Reproduce nothing but the lines from the start of the material through the line that includes "84, 81, 80.5];", both ends included, and omit every picture.

____ Dataset content

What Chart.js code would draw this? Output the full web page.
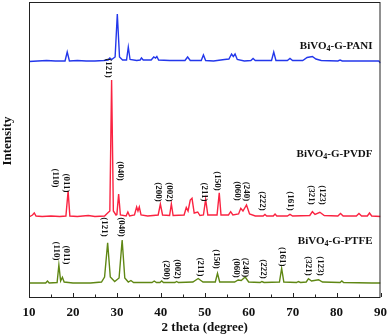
<!DOCTYPE html>
<html>
<head>
<meta charset="utf-8">
<script src="https://cdn.jsdelivr.net/npm/chart.js@4.4.0/dist/chart.umd.min.js"></script>
<style>
  html, body { margin: 0; padding: 0; background: #fff; }
  #wrap { width: 387px; height: 335px; }
</style>
</head>
<body>
<div id="wrap"><canvas id="xrdChart"></canvas></div>
<script>
// 2 theta (degree) / intensity (a.u., traces already offset)
const panTheta = [10, 12, 14, 16, 18.2, 18.7, 19.2, 21, 23, 25, 27, 28.0, 28.4, 28.8, 29.6, 30.1, 30.6, 31.3, 32.2, 32.6, 33.0, 34.5, 35.3, 35.6, 36.0, 37.8, 38.4, 38.8, 39.1, 39.5, 42, 45.5, 46.1, 46.7, 49.2, 49.7, 50.2, 52, 54.5, 55.5, 56.1, 56.5, 56.9, 57.4, 59, 60.5, 61.0, 61.5, 65.2, 65.7, 66.2, 68.8, 69.4, 70.0, 72.3, 73.3, 74.5, 75.3, 76.5, 80.3, 80.8, 81.3, 85, 89.6, 90];
const panInt = [235.5, 236, 236.5, 236, 236, 245, 236, 236.5, 236, 236, 236.5, 237, 239, 237.5, 240, 283, 240, 237, 237, 250, 237.5, 236.5, 237, 239, 237, 237, 240, 239, 240.5, 237, 236.5, 236.5, 240, 236.5, 236.5, 242, 236.5, 236, 237.5, 238, 243, 240.5, 243, 237.5, 236, 236.5, 238.5, 236.5, 236.5, 245, 236.5, 236.5, 238.5, 236.5, 236.5, 239.5, 240.5, 238, 236.5, 236, 237, 236, 236, 236, 234];

const pvdfTheta = [10, 10.8, 11.2, 11.6, 13, 15, 17, 18.4, 18.9, 19.3, 21, 23.5, 25, 27.2, 27.9, 28.4, 28.8, 29.2, 29.8, 30.0, 30.4, 30.8, 32.1, 32.5, 32.9, 34.0, 34.5, 34.8, 35.1, 35.5, 37, 39.4, 39.9, 40.4, 42.0, 42.4, 42.8, 45.3, 45.8, 46.2, 46.7, 47.1, 47.6, 48.4, 48.9, 49.7, 50.2, 50.7, 52.8, 53.3, 53.7, 55.4, 55.9, 56.4, 57.7, 58.2, 58.7, 59.5, 60.2, 61.5, 63.3, 63.7, 64.1, 65.6, 66.0, 66.4, 68.8, 69.4, 70.0, 73.9, 74.5, 75.1, 76.2, 77.2, 80.3, 80.9, 81.5, 84.5, 85.1, 85.7, 87.0, 87.5, 88, 90];
const pvdfInt = [80, 82, 84, 81, 80.5, 81, 80.5, 81, 106, 81, 80.5, 81.5, 80.5, 81, 84, 86, 217, 86, 82, 82.5, 103, 82, 81, 85, 81, 82, 90, 86, 90, 82, 81, 82, 93, 82, 81.5, 93, 81.5, 82, 89.5, 86, 97, 98.7, 84, 85, 81.5, 82, 97.7, 82, 82, 104.3, 82, 82, 85.3, 82, 83, 88.7, 86, 92, 83, 81, 81, 82.5, 81, 81, 83, 81, 81, 82.7, 81, 81.5, 85.3, 82.5, 84.7, 81.5, 81, 83.5, 81, 81, 83.5, 81, 81, 84, 81, 80.5];

const ptfeTheta = [10, 12, 13.8, 14.2, 14.6, 16.4, 16.8, 17.2, 17.6, 18.0, 20, 24, 26.5, 27.2, 27.9, 28.5, 29.5, 30.5, 31.2, 31.8, 32.6, 33.2, 33.8, 38, 38.5, 39, 39.8, 40.2, 40.6, 43.2, 43.6, 44, 47.3, 48.5, 49.6, 52.4, 52.9, 53.4, 56.8, 57.6, 58.3, 59.2, 60, 62.6, 63.0, 63.5, 67.0, 67.5, 68.0, 70.9, 71.3, 71.8, 73.1, 73.6, 74.3, 75.9, 76.8, 80.8, 81.2, 81.6, 88, 90];
const ptfeInt = [14, 14, 14, 16, 14, 14.5, 32, 16, 19.7, 15, 14, 14, 15, 20, 54.3, 20, 15.5, 19, 57, 19, 15, 16.5, 14.5, 14.5, 16, 14.5, 14.5, 16, 14.5, 14.5, 15.5, 14.5, 15, 18.5, 15, 15, 23.7, 15, 15, 17, 16.5, 20, 15, 14.5, 15.5, 14.5, 15, 28.7, 15, 14.5, 15.5, 14.5, 15, 18.3, 16, 17.3, 15, 14.5, 16, 14.5, 14, 14];

// hkl labels: name, 2 theta, height of label centre
const hklNames = ['(110)', '(011)', '(121)', '(040)', '(200)', '(002)', '(211)', '(150)', '(060)', '(240)', '(222)', '(161)', '(321)', '(123)'];
const pvdfHklTheta = [15.9, 18.4, 28.0, 30.7, 39.4, 42.0, 50.0, 52.9, 57.4, 59.4, 63.0, 69.4, 74.2, 76.8];
const pvdfHklY = [119, 114, 229, 126, 105, 105, 105, 116, 106, 105.5, 96, 96, 102, 102];
const ptfeHklTheta = [16.2, 18.5, 27.1, 31.0, 41.3, 43.8, 49.1, 52.7, 57.2, 59.3, 63.3, 67.6, 73.6, 76.2];
const ptfeHklY = [46, 42, 70, 70, 27, 28, 30, 38, 29, 29.5, 28, 40.3, 31, 31];

const sampleNames = ['G-PANI', 'G-PVDF', 'G-PTFE'];
const sampleLabelY = [252, 144, 57];

const zip = (xs, ys) => xs.map((x, i) => ({ x: x, y: ys[i] }));

const serif = '"Liberation Serif", "Times New Roman", serif';

const decor = {
  id: 'decor',
  afterDraw(chart) {
    const c = chart.ctx;
    const a = chart.chartArea;
    const xs = chart.scales.x;
    const ys = chart.scales.y;
    c.save();
    // frame
    c.strokeStyle = '#222';
    c.lineWidth = 1;
    c.strokeRect(a.left + 0.5, a.top + 0.5, a.right - a.left - 1, a.bottom - a.top);

    // inward ticks on the bottom axis
    c.beginPath();
    for (let t = 10; t <= 90; t += 5) {
      const px = Math.round(xs.getPixelForValue(t)) + 0.5;
      const len = t % 10 === 0 ? 4 : 2.5;
      c.moveTo(px, a.bottom);
      c.lineTo(px, a.bottom - len);
    }
    c.stroke();

    // hkl labels
    c.fillStyle = '#111';
    c.font = 'bold 9px ' + serif;
    c.textAlign = 'center';
    c.textBaseline = 'middle';
    const drawHkl = (thetas, heights) => {
      thetas.forEach((t, i) => {
        c.save();
        c.translate(xs.getPixelForValue(t), ys.getPixelForValue(heights[i]));
        c.rotate(Math.PI / 2);
        c.fillText(hklNames[i], 0, 0);
        c.restore();
      });
    };
    drawHkl(pvdfHklTheta, pvdfHklY);
    drawHkl(ptfeHklTheta, ptfeHklY);

    // sample labels, right aligned with subscript 4
    const rx = a.right - 8;
    sampleNames.forEach((n, i) => {
      const y = ys.getPixelForValue(sampleLabelY[i]);
      c.textAlign = 'left';
      c.textBaseline = 'alphabetic';
      c.font = 'bold 11px ' + serif;
      const w1 = c.measureText('BiVO').width;
      const w3 = c.measureText('-' + n).width;
      c.font = 'bold 8px ' + serif;
      const w2 = c.measureText('4').width;
      let x = rx - w1 - w2 - w3;
      c.font = 'bold 11px ' + serif;
      c.fillText('BiVO', x, y + 4);
      x += w1;
      c.font = 'bold 8px ' + serif;
      c.fillText('4', x, y + 6);
      x += w2;
      c.font = 'bold 11px ' + serif;
      c.fillText('-' + n, x, y + 4);
    });

    // y axis title
    c.font = 'bold 13px ' + serif;
    c.textAlign = 'center';
    c.textBaseline = 'middle';
    c.translate(8, 141);
    c.rotate(-Math.PI / 2);
    c.fillText('Intensity', 0, 0);
    c.restore();
  }
};

const ctx = document.getElementById('xrdChart');

new Chart(ctx, {
  type: 'line',
  data: {
    datasets: [
      { label: 'BiVO4-G-PANI', data: zip(panTheta, panInt), borderColor: 'rgb(35, 55, 235)' },
      { label: 'BiVO4-G-PVDF', data: zip(pvdfTheta, pvdfInt), borderColor: 'rgb(250, 35, 65)' },
      { label: 'BiVO4-G-PTFE', data: zip(ptfeTheta, ptfeInt), borderColor: 'rgb(95, 135, 20)' }
    ]
  },
  options: {
    responsive: true,
    maintainAspectRatio: false,
    animation: false,
    layout: { padding: { left: 29, right: 6, top: 2, bottom: 0 } },
    elements: {
      line: { borderWidth: 1.4, tension: 0 },
      point: { radius: 0 }
    },
    plugins: {
      legend: { display: false },
      tooltip: { enabled: false }
    },
    scales: {
      x: {
        type: 'linear',
        min: 10,
        max: 90,
        grid: { display: false },
        border: { display: false },
        ticks: {
          stepSize: 10,
          padding: 0,
          color: '#111',
          maxRotation: 0,
          font: { family: serif, size: 13, weight: 'bold' }
        },
        title: {
          display: true,
          text: '2 theta (degree)',
          color: '#111',
          padding: { top: 0, bottom: 0 },
          font: { family: serif, size: 13, weight: 'bold' }
        },
        afterFit(scale) { scale.height = 38; }
      },
      y: {
        display: false,
        min: 0,
        max: 295
      }
    }
  },
  plugins: [decor]
});
</script>
</body>
</html>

________

### [The answer]
What Chart.js code would draw this? Output the full web page.
<!DOCTYPE html>
<html>
<head>
<meta charset="utf-8">
<script src="https://cdn.jsdelivr.net/npm/chart.js@4.4.0/dist/chart.umd.min.js"></script>
<style>
  html, body { margin: 0; padding: 0; background: #fff; }
  #wrap { width: 387px; height: 335px; }
</style>
</head>
<body>
<div id="wrap"><canvas id="xrdChart"></canvas></div>
<script>
// 2 theta (degree) / intensity (a.u., traces already offset)
const panTheta = [10, 12, 14, 16, 18.2, 18.7, 19.2, 21, 23, 25, 27, 28.0, 28.4, 28.8, 29.6, 30.1, 30.6, 31.3, 32.2, 32.6, 33.0, 34.5, 35.3, 35.6, 36.0, 37.8, 38.4, 38.8, 39.1, 39.5, 42, 45.5, 46.1, 46.7, 49.2, 49.7, 50.2, 52, 54.5, 55.5, 56.1, 56.5, 56.9, 57.4, 59, 60.5, 61.0, 61.5, 65.2, 65.7, 66.2, 68.8, 69.4, 70.0, 72.3, 73.3, 74.5, 75.3, 76.5, 80.3, 80.8, 81.3, 85, 89.6, 90];
const panInt = [235.5, 236, 236.5, 236, 236, 245, 236, 236.5, 236, 236, 236.5, 237, 239, 237.5, 240, 283, 240, 237, 237, 250, 237.5, 236.5, 237, 239, 237, 237, 240, 239, 240.5, 237, 236.5, 236.5, 240, 236.5, 236.5, 242, 236.5, 236, 237.5, 238, 243, 240.5, 243, 237.5, 236, 236.5, 238.5, 236.5, 236.5, 245, 236.5, 236.5, 238.5, 236.5, 236.5, 239.5, 240.5, 238, 236.5, 236, 237, 236, 236, 236, 234];

const pvdfTheta = [10, 10.8, 11.2, 11.6, 13, 15, 17, 18.4, 18.9, 19.3, 21, 23.5, 25, 27.2, 27.9, 28.4, 28.8, 29.2, 29.8, 30.0, 30.4, 30.8, 32.1, 32.5, 32.9, 34.0, 34.5, 34.8, 35.1, 35.5, 37, 39.4, 39.9, 40.4, 42.0, 42.4, 42.8, 45.3, 45.8, 46.2, 46.7, 47.1, 47.6, 48.4, 48.9, 49.7, 50.2, 50.7, 52.8, 53.3, 53.7, 55.4, 55.9, 56.4, 57.7, 58.2, 58.7, 59.5, 60.2, 61.5, 63.3, 63.7, 64.1, 65.6, 66.0, 66.4, 68.8, 69.4, 70.0, 73.9, 74.5, 75.1, 76.2, 77.2, 80.3, 80.9, 81.5, 84.5, 85.1, 85.7, 87.0, 87.5, 88, 90];
const pvdfInt = [80, 82, 84, 81, 80.5, 81, 80.5, 81, 106, 81, 80.5, 81.5, 80.5, 81, 84, 86, 217, 86, 82, 82.5, 103, 82, 81, 85, 81, 82, 90, 86, 90, 82, 81, 82, 93, 82, 81.5, 93, 81.5, 82, 89.5, 86, 97, 98.7, 84, 85, 81.5, 82, 97.7, 82, 82, 104.3, 82, 82, 85.3, 82, 83, 88.7, 86, 92, 83, 81, 81, 82.5, 81, 81, 83, 81, 81, 82.7, 81, 81.5, 85.3, 82.5, 84.7, 81.5, 81, 83.5, 81, 81, 83.5, 81, 81, 84, 81, 80.5];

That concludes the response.